Server runs on http://localhost:8080

Data Structures Used

  • unordered_map: O(1) average lookup for nodes
  • set: O(log n) insertion, O(1) membership check for friends/followers
  • vector: Dynamic arrays for paths, results
  • priority_queue: Min-heap for top-K selection
  • queue: BFS traversal
  • Trie: Prefix tree for autocomplete

Performance Optimizations

  1. Caching: Algorithm results cached to avoid recomputation
  2. Set operations: Efficient set intersection using smaller set iteration
  3. Bidirectional BFS: Reduces search space for path finding
  4. Heap-based top-K: O(V log K) instead of O(V log V) for leaderboard
  5. Early termination: Algorithms stop when convergence detected
  6. Graph caching: Per-date graph contexts cached in memory

Testing

Test files in test/ directory:

  • test_features.cpp: Feature algorithm tests
  • uni_test.cpp: Unit tests
  • test2.cpp: Additional tests

Compile and run:

g++ -std=c++17 test_features.cpp -o test_features.exe
./test_features.exe

Dependencies

  • C++17 compiler (g++ or MSVC)
  • nlohmann/json: Header-only JSON library (included)
  • Windows Sockets (Windows) or POSIX sockets (Linux/Mac)

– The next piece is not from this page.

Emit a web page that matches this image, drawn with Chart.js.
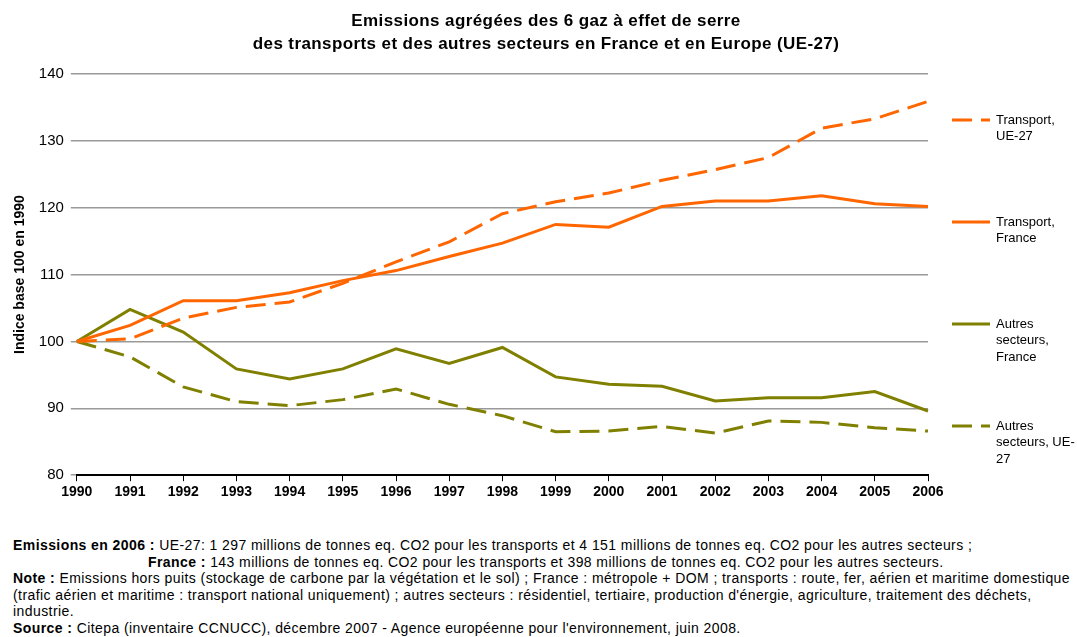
<!DOCTYPE html>
<html lang="fr">
<head>
<meta charset="utf-8">
<script src="https://cdn.jsdelivr.net/npm/chart.js@4"></script>
<style>
  body { margin: 0; background: #fff; font-family: "Liberation Sans", Arial, sans-serif; }
  #wrap { position: relative; width: 1077px; height: 637px; }
  #box { position: absolute; left: 0; top: 0; width: 1077px; height: 515px; }
  #titre { position: absolute; left: 0; top: 9px; width: 1092px; text-align: center; font-size: 17px; font-weight: bold; line-height: 23px; letter-spacing: 0.4px; color: #000; }
  #notes { position: absolute; left: 13px; top: 537px; font-size: 14px; line-height: 16.6px; letter-spacing: 0.42px; color: #000; white-space: nowrap; }
  #notes b { font-weight: bold; }
</style>
</head>
<body>
<div id="wrap">
  <div id="box"><canvas id="graf"></canvas></div>
  <div id="titre">Emissions agrégées des 6 gaz à effet de serre<br>des transports et des autres secteurs en France et en Europe (UE-27)</div>
  <div id="notes">
    <div><b>Emissions en 2006 :</b> UE-27: 1 297 millions de tonnes eq. CO2 pour les transports et 4 151 millions de tonnes eq. CO2 pour les autres secteurs ;</div>
    <div style="padding-left:135px"><b>France :</b> 143 millions de tonnes eq. CO2 pour les transports et 398 millions de tonnes eq. CO2 pour les autres secteurs.</div>
    <div><b>Note :</b> Emissions hors puits (stockage de carbone par la végétation et le sol) ; France : métropole + DOM ; transports : route, fer, aérien et maritime domestique</div>
    <div>(trafic aérien et maritime : transport national uniquement) ; autres secteurs : résidentiel, tertiaire, production d'énergie, agriculture, traitement des déchets,</div>
    <div>industrie.</div>
    <div><b>Source :</b> Citepa (inventaire CCNUCC), décembre 2007 -  Agence européenne pour l'environnement, juin 2008.</div>
  </div>
</div>
<script>
// années
const annees = ["1990", "1991", "1992", "1993", "1994", "1995", "1996", "1997", "1998",
  "1999", "2000", "2001", "2002", "2003", "2004", "2005", "2006"];

// indices base 100 en 1990
const transportUE = [100, 100.4, 103.5, 105.1, 105.9, 108.7, 111.9, 114.9, 119.1,
  120.9, 122.2, 124.1, 125.7, 127.5, 131.9, 133.3, 135.9];
const transportFR = [100, 102.4, 106.1, 106.1, 107.3, 109.1, 110.6, 112.7, 114.7,
  117.5, 117.1, 120.2, 121.0, 121.0, 121.8, 120.6, 120.2];
const autresFR = [100, 104.8, 101.4, 95.9, 94.4, 95.9, 98.9, 96.7, 99.1,
  94.7, 93.6, 93.3, 91.1, 91.6, 91.6, 92.5, 89.6];
const autresUE = [100, 97.7, 93.2, 91.0, 90.4, 91.3, 92.9, 90.6, 88.9,
  86.5, 86.6, 87.3, 86.3, 88.1, 87.9, 87.1, 86.6];

const orange = "#ff6600";
const olive = "#808000";
const tirets = [20, 9];
const police = "'Liberation Sans', Arial, sans-serif";

// légende dessinée à droite, à la main (une ligne de texte par élément)
const legendeDroite = {
  id: "legendeDroite",
  afterDraw(chart) {
    const ctx = chart.ctx;
    const area = chart.chartArea;
    const lignes = [["Transport,", "UE-27"], ["Transport,", "France"],
      ["Autres", "secteurs,", "France"], ["Autres", "secteurs, UE-", "27"]];
    ctx.save();
    ctx.font = "13px " + police;
    ctx.textBaseline = "middle";
    chart.data.datasets.forEach((ds, i) => {
      const y = area.top + 46 + i * 102;
      const x = area.right + 24;
      ctx.strokeStyle = ds.borderColor;
      ctx.lineWidth = 3;
      ctx.setLineDash(ds.borderDash || []);
      ctx.beginPath();
      ctx.moveTo(x, y);
      ctx.lineTo(x + 38, y);
      ctx.stroke();
      ctx.setLineDash([]);
      ctx.fillStyle = "#000";
      lignes[i].forEach((t, k) => ctx.fillText(t, x + 44, y + k * 16.5));
    });
    ctx.restore();
  },
};

const data = {
  labels: annees,
  datasets: [
    { label: "Transport, UE-27", data: transportUE, borderColor: orange, borderDash: tirets },
    { label: "Transport, France", data: transportFR, borderColor: orange },
    { label: "Autres secteurs, France", data: autresFR, borderColor: olive },
    { label: "Autres secteurs, UE-27", data: autresUE, borderColor: olive, borderDash: tirets },
  ],
};

data.datasets.forEach((ds) => {
  ds.borderWidth = 3;
  ds.pointRadius = 0;
  ds.tension = 0;
  ds.fill = false;
});

const config = {
  type: "line",
  data: data,
  options: {
    responsive: true,
    maintainAspectRatio: false,
    animation: false,
    layout: { padding: { left: 3, right: 149, top: 74, bottom: 11 } },
    plugins: {
      legend: { display: false },
      tooltip: { enabled: false },
    },
    scales: {
      x: {
        offset: false,
        grid: { drawOnChartArea: false, drawTicks: true, tickLength: 6, color: "#000", lineWidth: 1 },
        border: { display: true, color: "#000", width: 2 },
        ticks: {
          color: "#000",
          maxRotation: 0,
          autoSkip: false,
          font: { family: police, size: 14, weight: "bold" },
        },
      },
      y: {
        min: 80,
        max: 140,
        ticks: {
          stepSize: 10,
          color: "#000",
          padding: 7,
          font: { family: police, size: 15 },
        },
        grid: { color: "#999", lineWidth: 1.5, drawTicks: true, tickLength: 6 },
        border: { display: false },
        title: {
          display: true,
          text: "Indice base 100 en 1990",
          color: "#000",
          font: { family: police, size: 14, weight: "bold" },
          padding: { top: 9, bottom: 3 },
        },
      },
    },
  },
  plugins: [legendeDroite],
};

const canvas = document.getElementById("graf");
const graphique = new Chart(canvas, config);
</script>
</body>
</html>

Algorithm Complexity Summary

Algorithm Time Complexity Space Complexity
Mutual Friends O(min(deg1, deg2)) O(min(deg1, deg2))
PageRank O(E × I) O(V)
Community Detection O(V × avg_degree × I) O(V)
Influencer Ranking O(V log K + E × I) O(V + K)
Shortest Path O(V + E) O(V)
Friend Recommendations O(V × avg_degree²) O(V)
Friendship Score O(avg_degree + M) O(avg_degree)
User Search O(P + R) O(V × L)
Centrality O(V + E) to O(V × (V + E)) O(V)

Where:

  • V = number of nodes
  • E = number of edges
  • I = iterations
  • K = top K results
  • deg = degree (connections)
  • P = prefix length
  • R = results count
  • L = average name length
  • M = mutual friends count